I'm not sure I understand the scenario. This sounds like a case where an action to do X makes no difference because future people will do X (and are more numerous and richer). In terms of Singer's drowning child analogy, that would be like a case where many people are trying to save the child and extras don't make the child more likely to be saved, i.e. extra attempts at helping have no counterfactual impact. In that case there's no point in helping (although it may be worth trying if there is enough of a chance that extra help will turn out to be necessary after all).

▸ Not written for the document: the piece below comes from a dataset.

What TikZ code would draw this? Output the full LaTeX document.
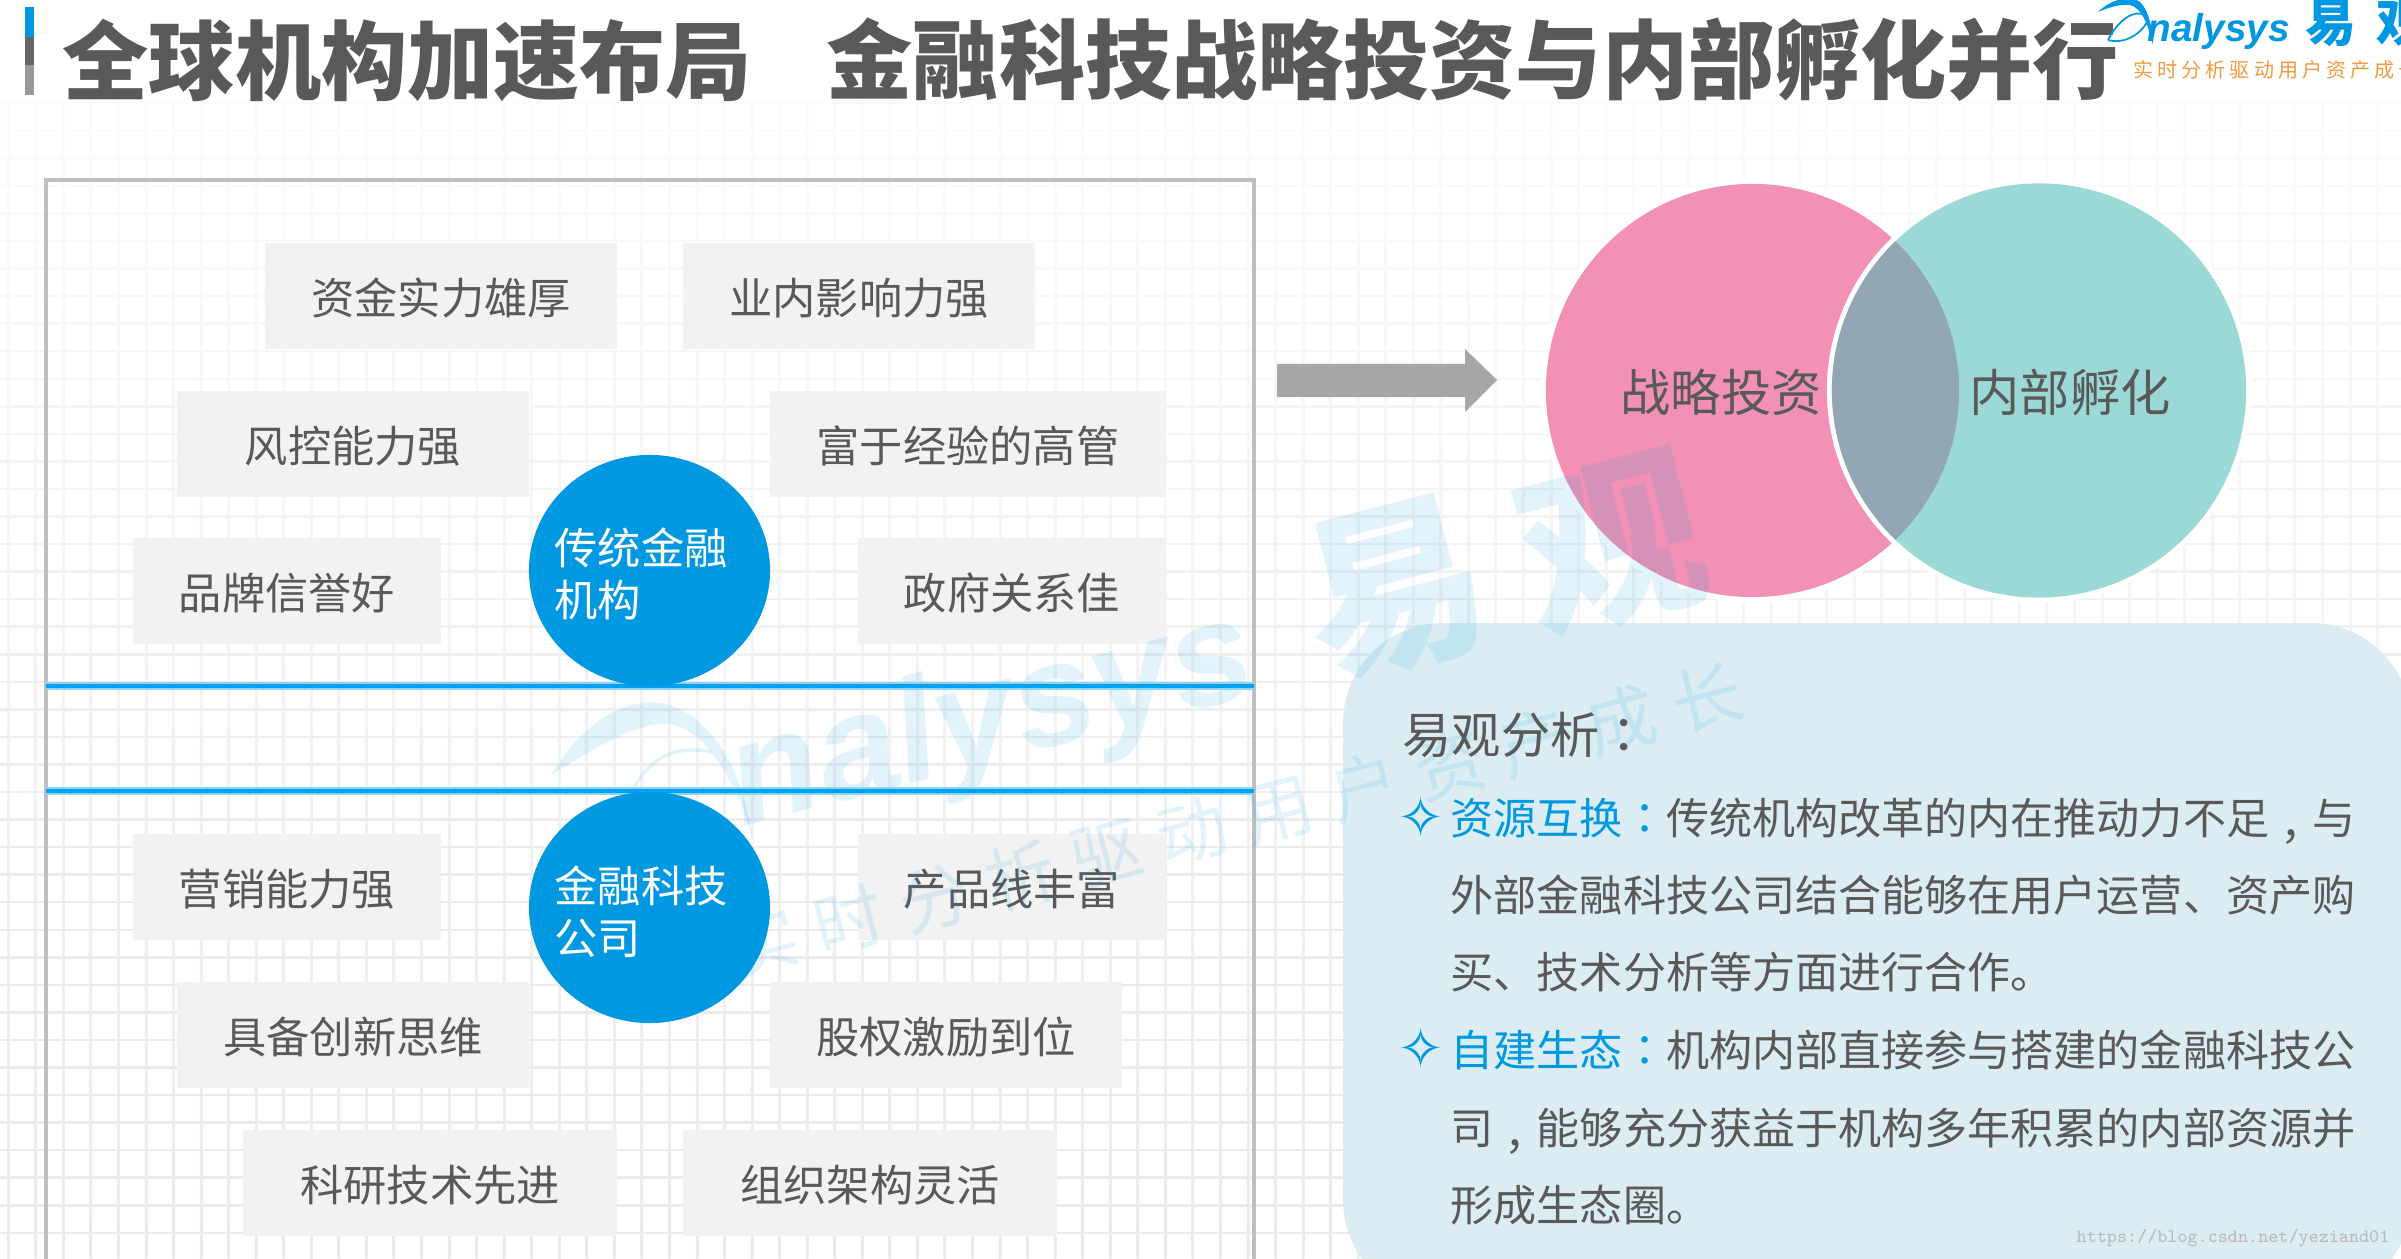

So we could consider a case where there are many children in the pond, say 20, and other people are gathered around the pond and will save 10 without your help, but 12 with your help. There are also bystanders who won't help regardless. However, there is also a child on land who needs CPR, and you are the only one who knows how to provide it. If you provide the CPR instead of pulling children from the pond, then 10+1=11 children will be saved instead of 12. I think in that case you should save the two children from drowning instead of the one child with CPR, even though your ability to help with CPR is more unique, since it is less effective.
Likewise, it seems to me that if we have special reason to help current people at the expense of much greater losses to future generations, it would be because of flow-through effects, or some kind of partiality (like favoring family over strangers), or some other reason to think the result is good (at least by our lights), rather than just that future generations cannot act now (by the same token, billions of people could but don't intervene to save those dying of malaria or suffering in factory farms today).